In 1900, a group of sponge divers found the Antikythera wreck off Point Glyphadia on the Greek island of Antikythera. Among the wreckage was the oldest example of an analogue computer – a hand-powered orrery, or mechanical model of our solar system that predicts the positions and motions of the planets and moon, including eclipses.
It took 50 years, however, to reach this conclusion. In 1902, archaeologist Valerios Stais first determined that the corroded bronze and wood box found among other artifacts in the wreckage contained a gear. Unfortunately, saltwater, sediment and time wreaked havoc on the pieces found and further investigations led nowhere. Researchers didn’t look at the piece again until 1951.
Dubbed the Antikythera Mechanism because of where it was found, its origins are unclear. Believed to have been constructed by Greek scientists – the calendar includes month names used in Corinth and its colonies in northwest Greece – it has been dated to somewhere between 205 and 87 BC. The wreck itself occurred around 70-60 BC.
By creating models based on the three main parts found that have been divided into 82 separate fragments after conservation efforts, researchers have been trying to figure out when it was first calibrated and exactly how it worked. In 2022, researchers proposed that the machine’s initial calibration date might have been 23 December 178 BC. Other experts disagree, proposing a date in the summer of 204 BC as a more likely calibration date.
An article in Smithsonian Magazine reports that, “The tradition of making such mechanisms could be much older. Cicero wrote of a bronze device made by Archimedes in the third century B.C. And James Evans, a historian of astronomy at the University of Puget Sound in Tacoma, Washington, thinks that the eclipse cycle represented is Babylonian in origin and begins in 205 B.C. Maybe it was Hipparchus, an astronomer in Rhodes around that time, who worked out the math behind the device. He is known for having blended the arithmetic-based predictions of Babylonians with geometric theories favored by the Greeks.”
One thing, however, is sure: the machine is very complex. Astronomical clocks with similar complexity did not appear again until more than 1,000 years later.
In 2005, researchers undertook x-ray tomography (cross-sectional imaging) and high-resolution surface scanning to look inside fragments of the mechanism and read the inscriptions on the outer casing. This led to the solution to the back of the machine with the discovery of eclipse prediction and the mechanization of the lunar anomaly. Unfortunately, too much of it has been lost for researchers to be able to reconstruct it exactly as it was first made and to truly understand how it worked.

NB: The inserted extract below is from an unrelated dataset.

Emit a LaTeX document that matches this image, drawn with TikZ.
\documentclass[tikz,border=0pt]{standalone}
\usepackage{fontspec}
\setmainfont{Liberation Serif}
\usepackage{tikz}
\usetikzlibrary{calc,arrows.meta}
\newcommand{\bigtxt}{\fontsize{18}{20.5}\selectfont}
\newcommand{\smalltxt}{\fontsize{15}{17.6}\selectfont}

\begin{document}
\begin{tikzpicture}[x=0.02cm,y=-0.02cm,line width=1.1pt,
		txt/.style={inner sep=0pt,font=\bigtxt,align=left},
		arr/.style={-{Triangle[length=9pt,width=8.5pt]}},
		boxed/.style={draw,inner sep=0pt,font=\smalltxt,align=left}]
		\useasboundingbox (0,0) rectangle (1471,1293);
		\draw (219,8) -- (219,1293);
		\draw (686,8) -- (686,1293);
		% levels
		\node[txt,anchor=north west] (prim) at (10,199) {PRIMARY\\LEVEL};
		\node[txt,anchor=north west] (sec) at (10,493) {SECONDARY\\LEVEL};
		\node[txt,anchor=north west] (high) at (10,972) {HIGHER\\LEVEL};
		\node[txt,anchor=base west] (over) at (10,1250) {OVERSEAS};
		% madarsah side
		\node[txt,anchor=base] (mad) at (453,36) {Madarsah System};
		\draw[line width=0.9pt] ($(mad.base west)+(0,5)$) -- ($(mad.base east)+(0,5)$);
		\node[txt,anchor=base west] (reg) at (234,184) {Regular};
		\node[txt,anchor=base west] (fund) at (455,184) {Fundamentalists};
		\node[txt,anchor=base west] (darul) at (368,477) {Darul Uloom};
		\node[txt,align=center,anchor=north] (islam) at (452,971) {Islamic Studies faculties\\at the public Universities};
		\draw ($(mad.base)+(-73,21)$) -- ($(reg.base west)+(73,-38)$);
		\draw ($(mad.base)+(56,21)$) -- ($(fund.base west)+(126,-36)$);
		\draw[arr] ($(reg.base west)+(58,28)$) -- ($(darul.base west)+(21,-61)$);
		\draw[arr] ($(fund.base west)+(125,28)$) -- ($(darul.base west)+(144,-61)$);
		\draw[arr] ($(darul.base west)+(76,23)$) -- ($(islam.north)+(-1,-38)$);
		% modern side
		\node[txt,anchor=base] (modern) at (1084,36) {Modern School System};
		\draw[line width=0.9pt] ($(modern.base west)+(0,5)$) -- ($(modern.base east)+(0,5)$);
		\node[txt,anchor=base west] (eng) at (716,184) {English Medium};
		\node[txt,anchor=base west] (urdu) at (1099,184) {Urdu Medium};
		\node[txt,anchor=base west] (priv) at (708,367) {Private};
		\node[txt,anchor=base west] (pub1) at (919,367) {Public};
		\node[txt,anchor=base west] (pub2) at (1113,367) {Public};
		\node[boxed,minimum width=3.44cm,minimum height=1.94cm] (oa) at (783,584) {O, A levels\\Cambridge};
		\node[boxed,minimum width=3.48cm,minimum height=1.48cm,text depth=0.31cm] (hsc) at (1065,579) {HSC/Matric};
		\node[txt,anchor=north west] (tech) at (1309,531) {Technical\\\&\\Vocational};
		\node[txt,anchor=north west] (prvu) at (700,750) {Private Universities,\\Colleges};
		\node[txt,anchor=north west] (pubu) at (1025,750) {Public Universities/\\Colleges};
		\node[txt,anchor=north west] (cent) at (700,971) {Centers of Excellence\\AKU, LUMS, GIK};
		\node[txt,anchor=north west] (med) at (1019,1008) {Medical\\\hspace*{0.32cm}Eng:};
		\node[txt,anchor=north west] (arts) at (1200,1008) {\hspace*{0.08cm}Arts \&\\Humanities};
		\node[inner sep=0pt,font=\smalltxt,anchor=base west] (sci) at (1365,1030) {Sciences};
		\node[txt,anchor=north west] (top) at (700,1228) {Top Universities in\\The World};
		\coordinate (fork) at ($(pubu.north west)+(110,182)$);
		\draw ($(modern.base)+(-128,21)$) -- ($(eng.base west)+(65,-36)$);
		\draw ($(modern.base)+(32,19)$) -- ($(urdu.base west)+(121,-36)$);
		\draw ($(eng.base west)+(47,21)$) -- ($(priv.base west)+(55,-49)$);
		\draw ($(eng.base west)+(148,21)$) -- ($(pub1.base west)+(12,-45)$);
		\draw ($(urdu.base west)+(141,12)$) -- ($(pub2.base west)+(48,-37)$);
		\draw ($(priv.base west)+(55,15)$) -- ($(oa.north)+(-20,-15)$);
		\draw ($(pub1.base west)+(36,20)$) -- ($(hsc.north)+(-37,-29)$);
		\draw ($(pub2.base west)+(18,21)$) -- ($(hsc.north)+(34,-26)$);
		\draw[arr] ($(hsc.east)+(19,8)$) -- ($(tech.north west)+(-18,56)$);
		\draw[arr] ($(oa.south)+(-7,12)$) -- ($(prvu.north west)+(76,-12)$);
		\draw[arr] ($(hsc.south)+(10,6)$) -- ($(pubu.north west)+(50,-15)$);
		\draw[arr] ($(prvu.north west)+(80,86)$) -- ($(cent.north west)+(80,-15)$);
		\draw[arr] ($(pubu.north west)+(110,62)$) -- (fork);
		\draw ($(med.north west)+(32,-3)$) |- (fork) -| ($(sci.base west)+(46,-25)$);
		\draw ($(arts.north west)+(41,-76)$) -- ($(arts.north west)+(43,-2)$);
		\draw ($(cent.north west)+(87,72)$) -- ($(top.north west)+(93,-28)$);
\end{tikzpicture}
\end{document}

A 2021 Scientific Reports article pinpoints how researchers have finally solved the Antikythera Mechanism mystery:
“Because of the loss of evidence, we cannot claim that our model is a replica of the original, but our solution to this convoluted 3D puzzle draws powerful support from the logic of our model and its exact match to the surviving evidence. The Antikythera Mechanism was a computational instrument for mathematical astronomy, incorporating cycles from Babylonian astronomy and the Greek flair for geometry. It calculated the ecliptic longitudes of the Moon, Sun and planets; the phase of the Moon; the Age of the Moon; the synodic phases of the planets; the excluded days of the Metonic Calendar; eclipses—possibilities, times, characteristics, years and seasons; the heliacal risings and settings of prominent stars and constellations; and the Olympiad cycle—an ancient Greek astronomical compendium of staggering ambition.”
They point out that the mechanism “is the first known device that mechanized the predictions of scientific theories and it could have automated many of the calculations needed for its own design—the first steps to the mechanization of mathematics and science. Our work reveals the Antikythera Mechanism as a beautiful conception, translated by superb engineering into a device of genius. It challenges all preconceptions about the technological capabilities of the ancient Greeks.”
All known fragments of the Antikythera Mechanism are now kept at the National Archaeological Museum in Athens, along with a number of artistic reconstructions and replicas to demonstrate how it may have looked and worked.